→ Exercise goal
Omit every picture and return the rest of the data unaltered.
-- BEGIN --
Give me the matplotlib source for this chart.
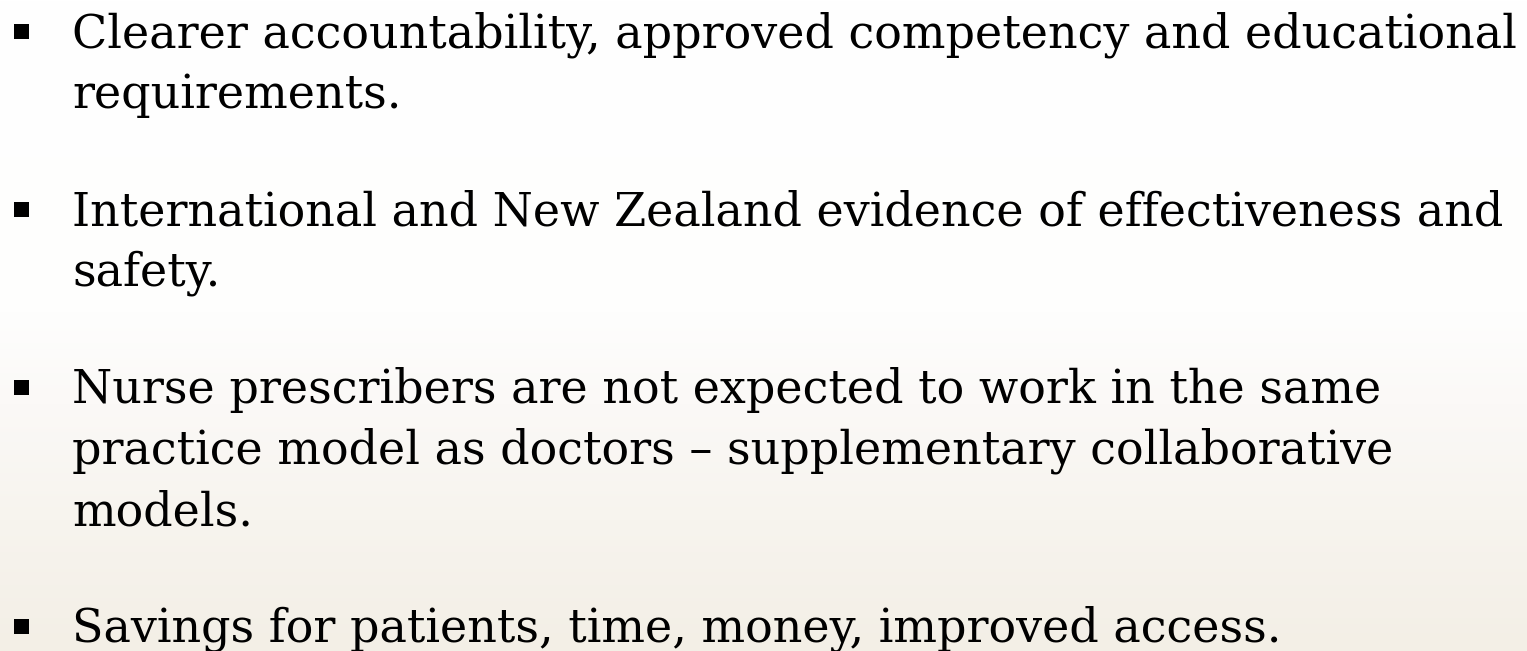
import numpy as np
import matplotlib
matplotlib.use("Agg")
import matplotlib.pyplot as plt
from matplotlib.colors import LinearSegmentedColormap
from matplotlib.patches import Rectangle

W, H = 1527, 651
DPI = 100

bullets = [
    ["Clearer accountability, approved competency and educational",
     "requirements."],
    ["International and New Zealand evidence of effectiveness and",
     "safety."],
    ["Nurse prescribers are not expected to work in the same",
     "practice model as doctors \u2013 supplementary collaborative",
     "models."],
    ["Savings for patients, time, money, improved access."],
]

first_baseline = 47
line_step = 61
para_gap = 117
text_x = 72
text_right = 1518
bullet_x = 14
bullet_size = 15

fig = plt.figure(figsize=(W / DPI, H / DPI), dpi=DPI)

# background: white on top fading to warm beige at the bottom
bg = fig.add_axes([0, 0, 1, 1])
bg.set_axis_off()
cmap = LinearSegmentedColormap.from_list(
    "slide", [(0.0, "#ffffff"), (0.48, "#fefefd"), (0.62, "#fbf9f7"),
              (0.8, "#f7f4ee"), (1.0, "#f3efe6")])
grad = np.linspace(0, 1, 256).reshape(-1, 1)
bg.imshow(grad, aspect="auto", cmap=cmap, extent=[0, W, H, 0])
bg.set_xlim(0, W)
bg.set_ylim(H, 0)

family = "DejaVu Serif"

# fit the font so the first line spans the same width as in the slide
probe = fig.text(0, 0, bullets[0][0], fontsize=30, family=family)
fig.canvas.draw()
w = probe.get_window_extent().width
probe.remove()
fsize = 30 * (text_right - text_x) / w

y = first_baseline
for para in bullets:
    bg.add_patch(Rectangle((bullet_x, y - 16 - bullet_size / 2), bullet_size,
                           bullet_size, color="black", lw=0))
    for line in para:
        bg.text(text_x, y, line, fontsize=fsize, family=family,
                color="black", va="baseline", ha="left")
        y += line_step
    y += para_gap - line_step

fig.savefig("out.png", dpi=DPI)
-- END --
→ Correct response
Give me the matplotlib source for this chart.
import numpy as np
import matplotlib
matplotlib.use("Agg")
import matplotlib.pyplot as plt
from matplotlib.colors import LinearSegmentedColormap
from matplotlib.patches import Rectangle

W, H = 1527, 651
DPI = 100

bullets = [
    ["Clearer accountability, approved competency and educational",
     "requirements."],
    ["International and New Zealand evidence of effectiveness and",
     "safety."],
    ["Nurse prescribers are not expected to work in the same",
     "practice model as doctors \u2013 supplementary collaborative",
     "models."],
    ["Savings for patients, time, money, improved access."],
]

first_baseline = 47
line_step = 61
para_gap = 117
text_x = 72
text_right = 1518
bullet_x = 14
bullet_size = 15

fig = plt.figure(figsize=(W / DPI, H / DPI), dpi=DPI)

# background: white on top fading to warm beige at the bottom
bg = fig.add_axes([0, 0, 1, 1])
bg.set_axis_off()
cmap = LinearSegmentedColormap.from_list(
    "slide", [(0.0, "#ffffff"), (0.48, "#fefefd"), (0.62, "#fbf9f7"),
              (0.8, "#f7f4ee"), (1.0, "#f3efe6")])
grad = np.linspace(0, 1, 256).reshape(-1, 1)
bg.imshow(grad, aspect="auto", cmap=cmap, extent=[0, W, H, 0])
bg.set_xlim(0, W)
bg.set_ylim(H, 0)

family = "DejaVu Serif"

# fit the font so the first line spans the same width as in the slide
probe = fig.text(0, 0, bullets[0][0], fontsize=30, family=family)
fig.canvas.draw()
w = probe.get_window_extent().width
probe.remove()
fsize = 30 * (text_right - text_x) / w

y = first_baseline
for para in bullets:
    bg.add_patch(Rectangle((bullet_x, y - 16 - bullet_size / 2), bullet_size,
                           bullet_size, color="black", lw=0))
    for line in para:
        bg.text(text_x, y, line, fontsize=fsize, family=family,
                color="black", va="baseline", ha="left")
        y += line_step
    y += para_gap - line_step

fig.savefig("out.png", dpi=DPI)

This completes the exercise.